Saint-Yvon se souvient 1942-2017

Soixante quinzième  de la Torpille de St-Yvon

Au printemps 1942, quand les Québécois ont appris que des sous-marins allemands s’aventuraient jusqu’à torpiller des navires dans le fleuve Saint-Laurent, en face de Rimouski, ils réalisèrent que la guerre n’était pas aussi lointaine que certains voulaient leur faire croire et que l’ennemi était à leurs portes.

On ne sait pas trop quand le premier sous-marin allemand se pointa au Québec, mais on sait que le 11 mai 1942, le gardien du phare de Cap-des-Rosiers appela sans attendre la base militaire de Gaspé, après avoir appris qu’un pêcheur gaspésien avait aperçu un « tuyau de poêle » qui dépassait de l’eau. Plusieurs autres pêcheurs s’étaient également plaints de filets déchiquetés, ce qui semblait confirmer la thèse d’un sous-marin et le gardien du phare fut convaincu que l’étrange sillon qu’il avait vu dans la journée avait été causé par un périscope.

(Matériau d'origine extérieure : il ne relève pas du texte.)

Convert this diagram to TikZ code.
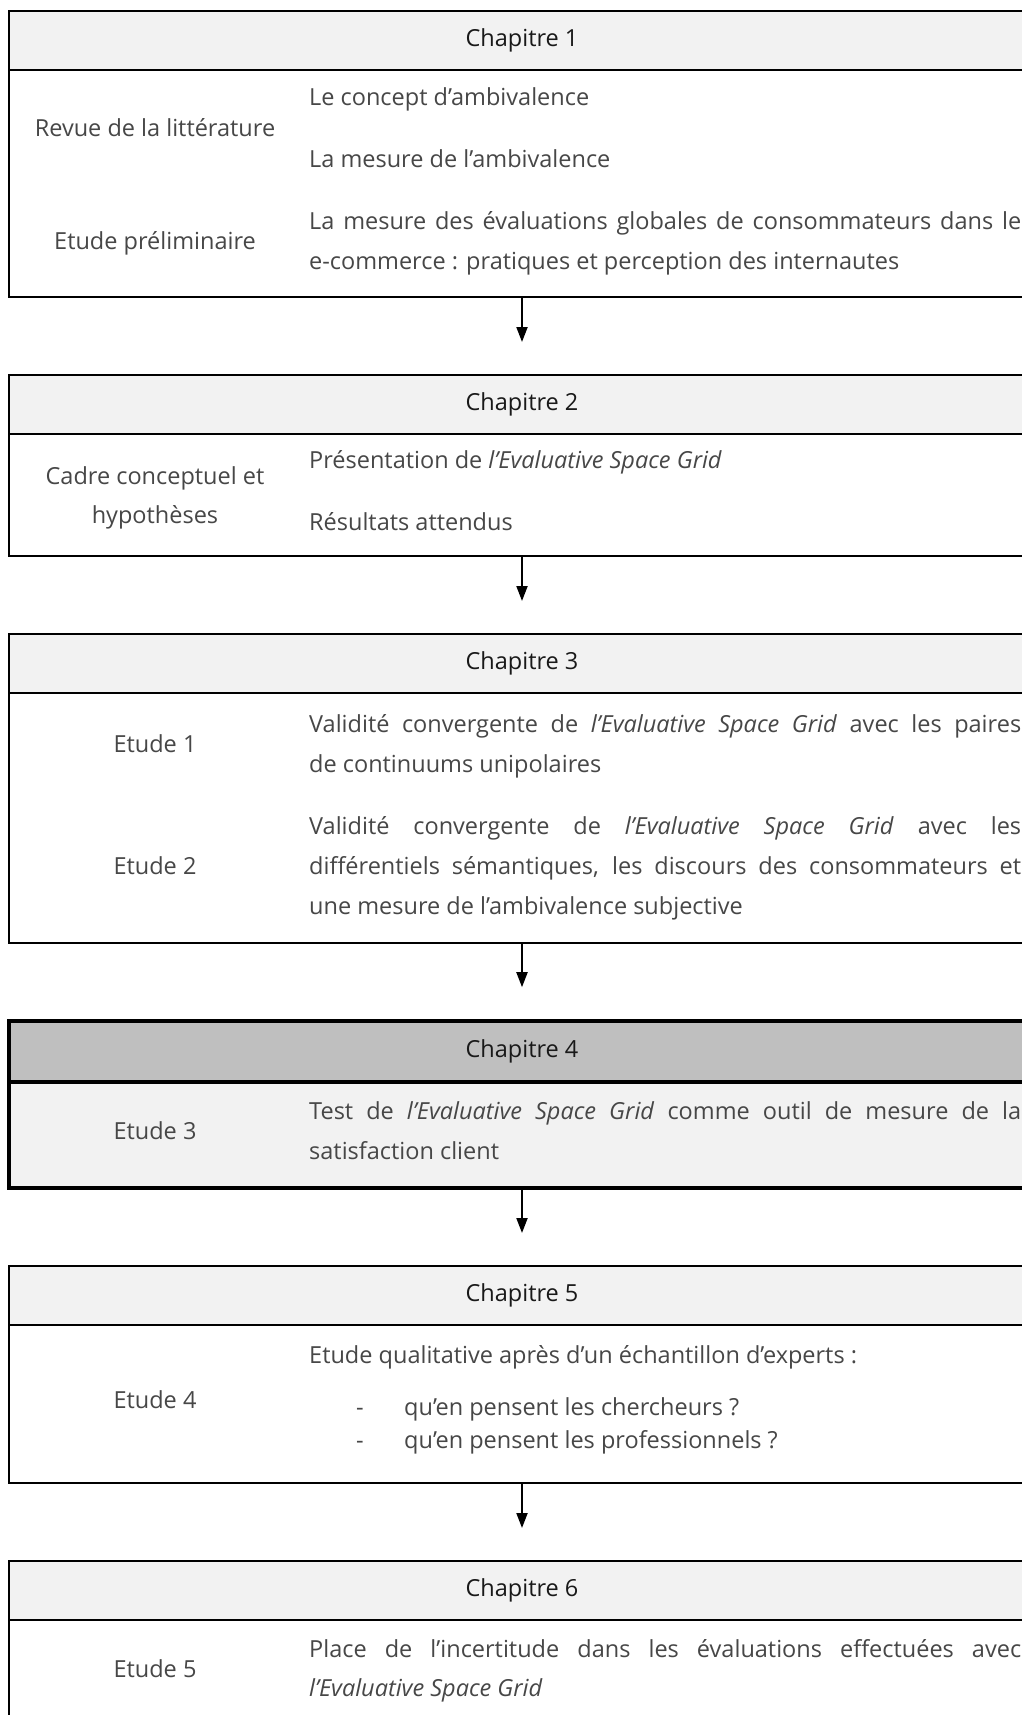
\documentclass[tikz,border=0pt]{standalone}
\usepackage{fontspec}
\setmainfont{Open Sans}
\usetikzlibrary{arrows.meta}
\definecolor{hdr}{HTML}{F2F2F2}
\definecolor{hdrdark}{HTML}{BFBFBF}
\definecolor{txt}{HTML}{474747}
\newcommand{\jl}[1]{\makebox[712pt][s]{#1}}
\begin{document}
\begin{tikzpicture}[x=1pt,y=-1pt,
  font=\fontsize{23.5}{28}\selectfont,
  chapbox/.style={draw, line width=2pt, fill=white, minimum width=1026pt, inner sep=0pt},
  chaphdr/.style={draw, line width=2pt, fill=hdr, minimum width=1026pt, minimum height=59pt, inner sep=0pt, text=black!90},
  rtext/.style={anchor=mid west, inner sep=0pt, text=txt, yshift=-3pt},
  ltext/.style={anchor=mid, inner sep=0pt, text=txt, yshift=-3pt},
  arr/.style={line width=2pt, -{Triangle[length=15pt,width=11pt]}, shorten >=32pt}]
\useasboundingbox (0,0) rectangle (1022,1715);
\clip (0,0) rectangle (1022,1715);

% Box 1
\node[chapbox, minimum height=286pt] (b1) at (522,154) {};
\node[chaphdr] (h1) at (522,40.5) {Chapitre 1};
\node[ltext] (l1a) at (155,131) {Revue de la littérature};
\node[ltext] (l1b) at (155,244) {Etude préliminaire};
\node[rtext] (r1a) at (309,100) {Le concept d’ambivalence};
\node[rtext] (r1b) at (309,162) {La mesure de l’ambivalence};
\node[rtext] (r1c) at (309,224) {\jl{La mesure des évaluations globales de consommateurs dans le}};
\node[rtext] (r1d) at (309,264) {e-commerce : pratiques et perception des internautes};

% Box 2
\node[chapbox, minimum height=181pt] (b2) at (522,465.5) {};
\node[chaphdr] (h2) at (522,404.5) {Chapitre 2};
\node[ltext] (l2a) at (155,479) {Cadre conceptuel et};
\node[ltext] (l2b) at (155,518) {hypothèses};
\node[rtext] (r2a) at (309,463) {Présentation de \textit{l’Evaluative Space Grid}};
\node[rtext] (r2b) at (309,525) {Résultats attendus};

% Box 3
\node[chapbox, minimum height=309pt] (b3) at (522,788.5) {};
\node[chaphdr] (h3) at (522,663.5) {Chapitre 3};
\node[ltext] (l3a) at (155,747) {Etude 1};
\node[ltext] (l3b) at (155,869) {Etude 2};
\node[rtext] (r3a) at (309,727) {\jl{Validité convergente de \textit{l’Evaluative Space Grid} avec les paires}};
\node[rtext] (r3b) at (309,767) {de continuums unipolaires};
\node[rtext] (r3c) at (309,829) {\jl{Validité convergente de \textit{l’Evaluative Space Grid} avec les}};
\node[rtext] (r3d) at (309,869) {\jl{différentiels sémantiques, les discours des consommateurs et}};
\node[rtext] (r3e) at (309,909) {une mesure de l’ambivalence subjective};

% Box 4
\node[chapbox, line width=3.6pt, fill=hdr, minimum height=167pt] (b4) at (522,1104.5) {};
\node[chaphdr, line width=3.6pt, fill=hdrdark, minimum height=61pt] (h4) at (522,1051.5) {Chapitre 4};
\node[ltext] (l4a) at (155,1134) {Etude 3};
\node[rtext] (r4a) at (309,1114) {\jl{Test de \textit{l’Evaluative Space Grid} comme outil de mesure de la}};
\node[rtext] (r4b) at (309,1154) {satisfaction client};

% Box 5
\node[chapbox, minimum height=217pt] (b5) at (522,1374.5) {};
\node[chaphdr] (h5) at (522,1295.5) {Chapitre 5};
\node[ltext] (l5a) at (155,1403) {Etude 4};
\node[rtext] (r5a) at (309,1358) {Etude qualitative après d’un échantillon d’experts :};
\node[rtext] (r5b) at (356,1410) {-};
\node[rtext] (r5c) at (404,1410) {qu’en pensent les chercheurs ?};
\node[rtext] (r5d) at (356,1443) {-};
\node[rtext] (r5e) at (404,1443) {qu’en pensent les professionnels ?};

% Box 6
\node[chapbox, minimum height=200pt] (b6) at (522,1661) {};
\node[chaphdr] (h6) at (522,1590.5) {Chapitre 6};
\node[ltext] (l6a) at (155,1672) {Etude 5};
\node[rtext] (r6a) at (309,1652) {\jl{Place de l'incertitude dans les évaluations effectuées avec}};
\node[rtext] (r6b) at (309,1691) {\textit{l'Evaluative Space Grid}};

% Arrows
\draw[arr] (b1.south) -- (b2.north);
\draw[arr] (b2.south) -- (b3.north);
\draw[arr] (b3.south) -- (b4.north);
\draw[arr] (b4.south) -- (b5.north);
\draw[arr] (b5.south) -- (b6.north);
\end{tikzpicture}
\end{document}
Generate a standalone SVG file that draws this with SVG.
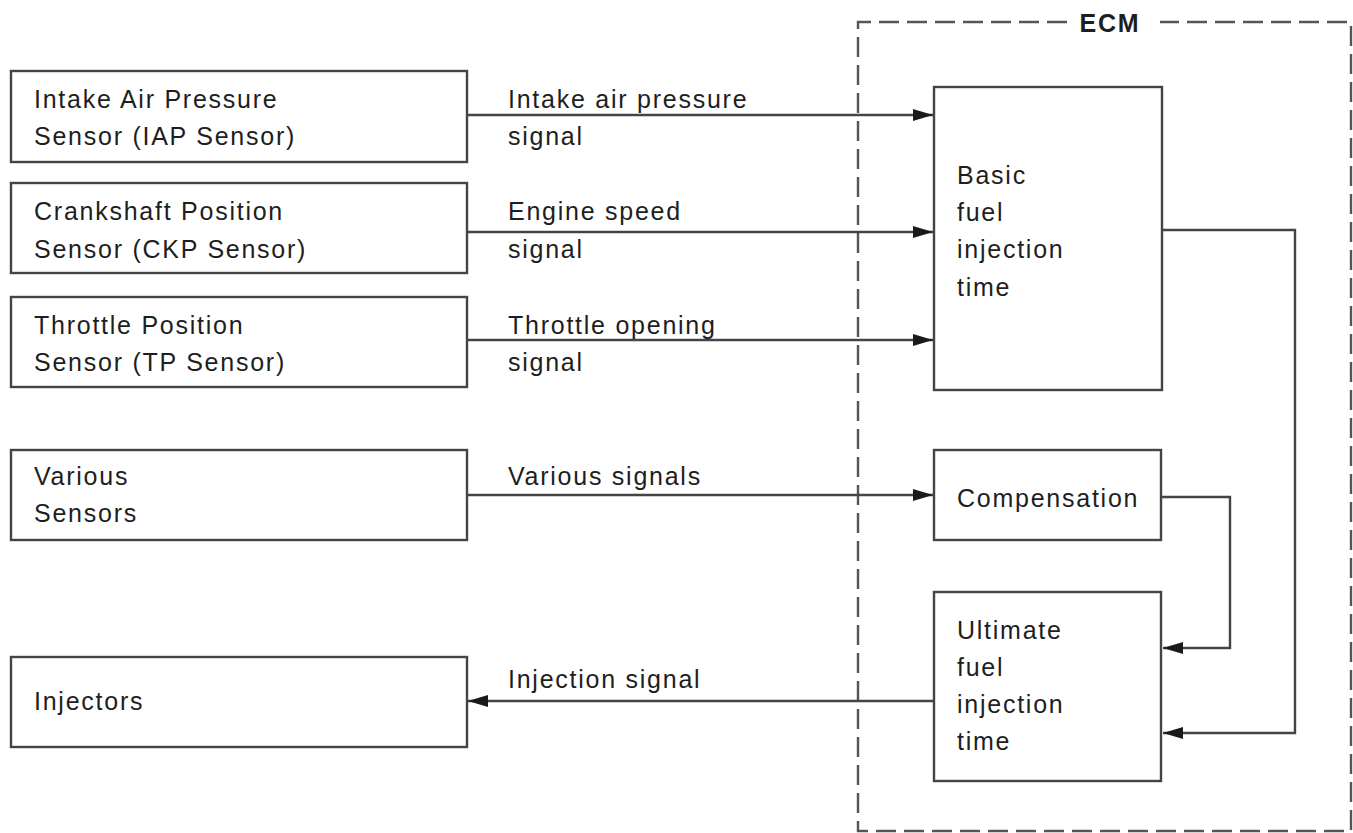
<svg xmlns="http://www.w3.org/2000/svg" width="1353" height="833" viewBox="0 0 1353 833">
<style>
.box{fill:#fff;stroke:#444;stroke-width:2.4}
.t{font-family:"Liberation Sans",Arial,sans-serif;font-size:25px;letter-spacing:1.75px;fill:#1e1e1e}
.c{fill:none;stroke:#444;stroke-width:2.4}
</style>
<defs>
<marker id="ah" markerWidth="20" markerHeight="12" refX="20" refY="6" orient="auto" markerUnits="userSpaceOnUse">
<path d="M0,0 L20,6 L0,12 Z" fill="#1a1a1a"/>
</marker>
</defs>
<rect width="1353" height="833" fill="#fff"/>
<g id="ecm">
<path d="M1067,22 L858,22 L858,831 L1351,831 L1351,22 L1160,22" fill="none" stroke="#555" stroke-width="2.4" stroke-dasharray="20,8"/>
<text x="1110" y="32" text-anchor="middle" class="t" font-weight="bold" font-size="24" letter-spacing="2">ECM</text>
</g>
<g id="iap"><rect class="box" x="11" y="71" width="456" height="91"/><text class="t" x="34" y="108">Intake Air Pressure</text><text class="t" x="34" y="145">Sensor (IAP Sensor)</text></g>
<g id="ckp"><rect class="box" x="11" y="183" width="456" height="90"/><text class="t" x="34" y="220">Crankshaft Position</text><text class="t" x="34" y="258">Sensor (CKP Sensor)</text></g>
<g id="tp"><rect class="box" x="11" y="297" width="456" height="90"/><text class="t" x="34" y="334">Throttle Position</text><text class="t" x="34" y="371">Sensor (TP Sensor)</text></g>
<g id="various"><rect class="box" x="11" y="450" width="456" height="90"/><text class="t" x="34" y="485">Various</text><text class="t" x="34" y="522">Sensors</text></g>
<g id="injectors"><rect class="box" x="11" y="657" width="456" height="90"/><text class="t" x="34" y="710">Injectors</text></g>
<g id="basic"><rect class="box" x="934" y="87" width="228" height="303"/><text class="t" x="957" y="184">Basic</text><text class="t" x="957" y="221">fuel</text><text class="t" x="957" y="258">injection</text><text class="t" x="957" y="296">time</text></g>
<g id="comp"><rect class="box" x="934" y="450" width="227" height="90"/><text class="t" x="957" y="507">Compensation</text></g>
<g id="ultimate"><rect class="box" x="934" y="592" width="227" height="189"/><text class="t" x="957" y="639">Ultimate</text><text class="t" x="957" y="676">fuel</text><text class="t" x="957" y="713">injection</text><text class="t" x="957" y="750">time</text></g>
<g id="connectors">
<path class="c" d="M467,115 L933,115" marker-end="url(#ah)"/>
<path class="c" d="M467,232 L933,232" marker-end="url(#ah)"/>
<path class="c" d="M467,340 L933,340" marker-end="url(#ah)"/>
<path class="c" d="M467,495 L933,495" marker-end="url(#ah)"/>
<path class="c" d="M934,701 L468,701" marker-end="url(#ah)"/>
<path class="c" d="M1162,230 L1295,230 L1295,733 L1163,733" marker-end="url(#ah)"/>
<path class="c" d="M1161,497 L1230,497 L1230,648 L1163,648" marker-end="url(#ah)"/>
<text class="t" x="508" y="108">Intake air pressure</text><text class="t" x="508" y="145">signal</text>
<text class="t" x="508" y="220">Engine speed</text><text class="t" x="508" y="258">signal</text>
<text class="t" x="508" y="334">Throttle opening</text><text class="t" x="508" y="371">signal</text>
<text class="t" x="508" y="485">Various signals</text>
<text class="t" x="508" y="688">Injection signal</text>
</g>
</svg>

Malheureusement, le personnel de la base de Gaspé ne parlait pas français et notre gardien ne parlait pas anglais. Son cri d’alarme demeura donc incompris pendant quelques jours. Mais le gardien du phare avait vu juste : le « tuyau de poêle » était bel et bien le périscope du sous-marin U-553 sous les ordres du commandant Karl Thurmann. Une heure avant minuit, en ce 11 mai 1942, le sous-marin fit surface dans la nuit et aperçut le navire SS Nicoya. Deux torpilles furent lancées dans sa direction, mais une seule suffit. Le SS Nicoya coula immédiatement. Deux heures et 45, plus tard, c’est le cargo néerlandais Leto qui fut coulé. Les forces de l’armée et de la marine canadienne avaient été complètement prises par surprise. Il y eut heureusement des survivants et les habitants de Cloridorme furent d’une aide précieuse dans l’évacuation des rescapés.

Ces premiers succès encouragèrent les Allemands à envoyer de nouveaux sous-marins dans l’embouchure du Saint-Laurent. Les attaques se multiplièrent jusqu’en octobre 1942.

Nous allons vous raconter un fait divers qui s’est déroulé à St-Yvon en septembre 1942.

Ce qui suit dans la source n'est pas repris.